Thursday, October 14, 2010

Mystery History -- Solved!


I stumped everybody this week. The boxing photos threw many of you off.

In the photo above, a Pasadena police detective peers through the broken door of the "Assembly Room for Members Only" in the back of a Chinese Restaurant at 217 S. Fair Oaks Ave. on June 8, 1950, after a raid at that location.

Nearly 30 men and women were arrested after police broke through the door.

Some were arrested on suspicion of bookmaking, others for conducting gambling games on the premises, and the rest for being present while the city's antigambling ordinance was being violated.

Here's my favorite passage from the L.A. Times article that ran Jan. 10, 1950:
Police fired shotguns in preventing the crowd from "bolting" the raid. No one was injured.
Bookies, back-room gambling and vice raids...those were the days!


Many thanks to Pasadena Public Library and Los Angeles Public Library.

7 comments:

Bellis said...

Interesting times. Hope that restaurant is not still there!

Jean Spitzer said...

Wow! Very Damon Runyon and in Pasadena. Who would have guessed.

Anonymous said...

Good one.

Mister Earl said...

I was going to say that - raid on Chinese restaurant to shut down gambling operation - but it seemed way to obvious to bother. ;-)

Petrea Burchard said...

That's pretty wild. I'd love to know the address, to picture it in a "then and now" kind of way.

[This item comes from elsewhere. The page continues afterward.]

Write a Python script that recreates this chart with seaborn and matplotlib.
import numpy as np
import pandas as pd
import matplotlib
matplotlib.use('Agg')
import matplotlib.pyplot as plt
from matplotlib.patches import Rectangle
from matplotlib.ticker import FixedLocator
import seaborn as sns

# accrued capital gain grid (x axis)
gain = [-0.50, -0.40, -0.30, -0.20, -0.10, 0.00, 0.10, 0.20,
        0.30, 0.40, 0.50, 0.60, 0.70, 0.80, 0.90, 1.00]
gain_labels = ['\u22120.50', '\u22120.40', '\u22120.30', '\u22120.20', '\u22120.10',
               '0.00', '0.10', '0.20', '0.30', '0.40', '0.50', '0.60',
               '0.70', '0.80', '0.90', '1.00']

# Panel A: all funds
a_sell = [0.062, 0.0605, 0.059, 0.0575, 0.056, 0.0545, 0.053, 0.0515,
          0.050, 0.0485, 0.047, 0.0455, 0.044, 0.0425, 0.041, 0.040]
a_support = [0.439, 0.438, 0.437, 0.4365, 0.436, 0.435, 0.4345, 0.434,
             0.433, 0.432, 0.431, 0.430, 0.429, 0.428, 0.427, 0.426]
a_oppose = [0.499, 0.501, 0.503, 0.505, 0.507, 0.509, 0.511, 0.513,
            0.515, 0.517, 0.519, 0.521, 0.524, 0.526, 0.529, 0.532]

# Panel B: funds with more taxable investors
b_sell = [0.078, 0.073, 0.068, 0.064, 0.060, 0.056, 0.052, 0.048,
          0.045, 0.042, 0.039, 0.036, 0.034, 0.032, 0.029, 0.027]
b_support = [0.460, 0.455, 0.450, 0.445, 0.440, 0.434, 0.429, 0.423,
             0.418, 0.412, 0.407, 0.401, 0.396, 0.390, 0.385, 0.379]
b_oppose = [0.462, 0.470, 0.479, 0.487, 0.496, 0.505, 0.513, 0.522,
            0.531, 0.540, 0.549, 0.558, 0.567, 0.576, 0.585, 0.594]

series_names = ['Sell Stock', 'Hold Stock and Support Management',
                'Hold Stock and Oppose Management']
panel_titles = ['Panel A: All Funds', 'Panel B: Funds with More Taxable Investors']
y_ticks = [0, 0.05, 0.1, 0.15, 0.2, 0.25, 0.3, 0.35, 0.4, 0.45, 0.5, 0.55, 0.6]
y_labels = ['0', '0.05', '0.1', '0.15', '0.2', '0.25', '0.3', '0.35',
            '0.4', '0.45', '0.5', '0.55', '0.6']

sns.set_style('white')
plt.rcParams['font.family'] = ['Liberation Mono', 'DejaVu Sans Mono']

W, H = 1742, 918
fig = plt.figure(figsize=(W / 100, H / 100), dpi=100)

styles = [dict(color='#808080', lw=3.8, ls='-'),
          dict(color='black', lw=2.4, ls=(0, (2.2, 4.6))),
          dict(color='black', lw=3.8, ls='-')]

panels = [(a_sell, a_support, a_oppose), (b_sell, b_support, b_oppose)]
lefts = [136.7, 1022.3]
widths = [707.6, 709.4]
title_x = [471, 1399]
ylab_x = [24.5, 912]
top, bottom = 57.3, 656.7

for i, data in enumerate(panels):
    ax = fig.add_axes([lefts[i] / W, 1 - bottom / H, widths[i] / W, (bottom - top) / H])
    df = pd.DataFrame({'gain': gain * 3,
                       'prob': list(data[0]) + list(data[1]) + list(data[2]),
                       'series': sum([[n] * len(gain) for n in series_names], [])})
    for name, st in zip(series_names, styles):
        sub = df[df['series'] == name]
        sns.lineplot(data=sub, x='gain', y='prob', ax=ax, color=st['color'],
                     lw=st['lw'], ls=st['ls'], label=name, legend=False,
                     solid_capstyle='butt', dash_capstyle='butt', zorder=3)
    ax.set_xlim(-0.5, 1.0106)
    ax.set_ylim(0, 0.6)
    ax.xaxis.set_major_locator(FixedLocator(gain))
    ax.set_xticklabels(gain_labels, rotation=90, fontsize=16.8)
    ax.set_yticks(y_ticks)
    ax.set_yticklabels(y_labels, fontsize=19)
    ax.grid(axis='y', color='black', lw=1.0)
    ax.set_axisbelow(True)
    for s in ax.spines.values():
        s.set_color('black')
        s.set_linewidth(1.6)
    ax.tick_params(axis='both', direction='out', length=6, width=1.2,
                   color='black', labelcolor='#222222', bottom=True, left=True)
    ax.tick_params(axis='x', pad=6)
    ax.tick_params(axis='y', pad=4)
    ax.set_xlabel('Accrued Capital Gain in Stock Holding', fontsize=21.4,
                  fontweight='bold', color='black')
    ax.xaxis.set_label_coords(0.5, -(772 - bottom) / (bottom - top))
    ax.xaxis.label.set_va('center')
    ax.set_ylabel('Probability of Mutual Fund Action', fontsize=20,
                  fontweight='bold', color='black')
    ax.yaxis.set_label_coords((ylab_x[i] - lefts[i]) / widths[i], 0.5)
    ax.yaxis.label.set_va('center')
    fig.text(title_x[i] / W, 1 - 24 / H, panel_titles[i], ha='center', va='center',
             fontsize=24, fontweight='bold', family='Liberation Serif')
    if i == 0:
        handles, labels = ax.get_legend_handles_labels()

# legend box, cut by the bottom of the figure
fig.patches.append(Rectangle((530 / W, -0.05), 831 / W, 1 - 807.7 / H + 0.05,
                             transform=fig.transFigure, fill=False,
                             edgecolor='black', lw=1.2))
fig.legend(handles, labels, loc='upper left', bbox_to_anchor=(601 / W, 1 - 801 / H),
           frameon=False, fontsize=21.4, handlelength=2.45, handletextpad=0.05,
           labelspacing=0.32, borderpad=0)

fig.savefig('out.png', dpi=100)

Mister Earl has a point. How were we going to figure that out from the photo? (Isn't that what you meant, Mister Earl?

pasadenapio said...

Petrea, the address was 217 S. Fair Oaks Ave.

When I entered that address into our internal GIS system, the map showed the parcel at the northwest corner of Fair Oaks and Orange Place, which is where Central Park Cafe is. All the city records for CPC came up as well. It's a historic building (it was Soda Jerks before CPC came in).

CPC's address is 219 S. Fair Oaks, so perhaps there was an address change over the years.

Petrea Burchard said...

Ooh, thank you. Fascinating.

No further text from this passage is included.